General characteristics
- Type: Transport submarine
- Displacement: 436 t (429 long tons) surfaced; 501 t (493 long tons) submerged;
- Length: 44.5 m (146 ft 0 in)
- Beam: 6.1 m (20 ft 0 in)
- Draft: 4.04 m (13 ft 3 in)
- Installed power: 400 bhp (300 kW) (diesels); 150 hp (110 kW) (electric motor);
- Propulsion: Diesel-electric; 1 × diesel engines; 1 × electric motor;
- Speed: 10 knots (19 km/h; 12 mph) surfaced; 5 knots (9.3 km/h; 5.8 mph) submerged;
- Range: 3,000 nmi (5,600 km; 3,500 mi) at 10 knots (19 km/h; 12 mph) surfaced; 46 nmi (85 km; 53 mi) at 2.3 knots (4.3 km/h; 2.6 mph) submerged;
- Test depth: 100 meters (328 ft)
- Capacity: 60 metric tons (59 long tons)
- Complement: 22
- Armament: 1 × single 25 mm (1 in) Type 96 anti-aircraft gun

= Japanese submarine Ha-101 =

Imperial Japanese Navy Ha-101-class submarine

Ha-101 was an Imperial Japanese Navy Ha-101-class submarine.

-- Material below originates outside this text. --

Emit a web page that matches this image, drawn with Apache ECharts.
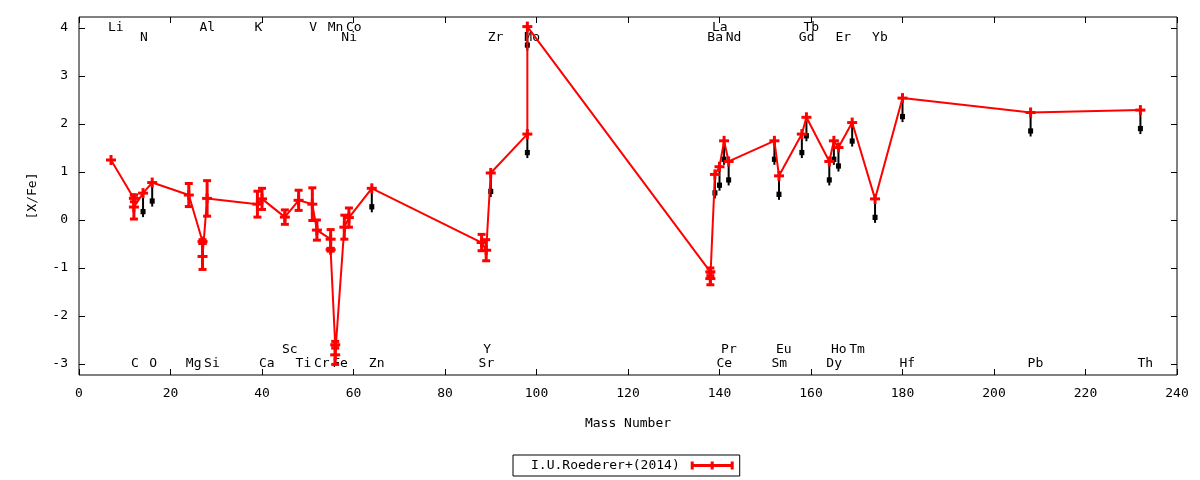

Completed and commissioned in November 1944, she served during the final months of World War II, carrying out operations in Japanese waters and a single supply run. She surrendered at the end of the war in September 1945 and was disposed of in October 1945.

==Design and description==

The Ha-101-class submarines were designed as small, cheap transport submarines to resupply isolated island garrisons. They displaced 429 LT surfaced and 493 LT submerged. The submarines were 44.5 m long, had a beam of 6.1 m and a draft of 4.04 m. They were designed to carry 60 t of cargo.

For surface running, the boats were powered by a single 400 bhp diesel engine that drove one propeller shaft. When submerged the propeller was driven by a 140 hp electric motor. They could reach 10 kn on the surface and 5 kn underwater. On the surface, the Ha-101s had a range of 3000 nmi at 10 kn; submerged, they had a range of 46 nmi at 2.3 kn. The boats were armed a single mount for a 25 mm Type 96 anti-aircraft gun.

==Construction and commissioning==

Ha-101 was laid down on 8 June 1944 by Kawasaki at Senshu, Japan, as Small Supply Submarine No. 4601, the lead submarine of the Ha-101 class. She was launched on 22 August 1944 and was named Ha-101 that day. She subsequently was towed to the Kawasaki yard at Kobe, Japan, for fitting-out. She was completed and commissioned at Kobe on 22 November 1944.

==Service history==

Upon commissioning, Ha-101 was assigned to Submarine Squadron 11 for workups. In mid-January 1945 she conducted workups with her sister ships and in the Iyo Nada in the Seto Inland Sea. She was reassigned to Submarine Squadron 7 on 27 January 1945 and in early February 1945 moved to Yokosuka, Japan, to take part in a series of exercises with Ha-102.

Submarine Squadron 7 was disbanded on 20 March 1945, and Ha-101 was reassigned that day to Submarine Division 16 for supply operations. On 13 May 1945, she took part in deep-diving tests of an Imperial Japanese Army Yu-type transport submarine north of Shikoku off Iyomishima Island.

On 17 June 1945, Ha-101 got underway from Yokosuka to make a supply run to Marcus Island, which she reached on 28 June 1945. After unloading her cargo, she began her return voyage the same day and returned to Yokosuka on 7 July 1945. After arriving, she began a conversion to carry aviation gasoline.

Hostilities between Japan and the Allies ended on 15 August 1945, and on 2 September 1945, Ha-101 surrendered to the Allies at Yokosuka. The Japanese struck her from the Navy list on 15 September 1945. She was disposed of in Japan in October 1945; historians disagree on whether she was scrapped at Uraga Dockyard in Uraga or scuttled off Shimizu that month.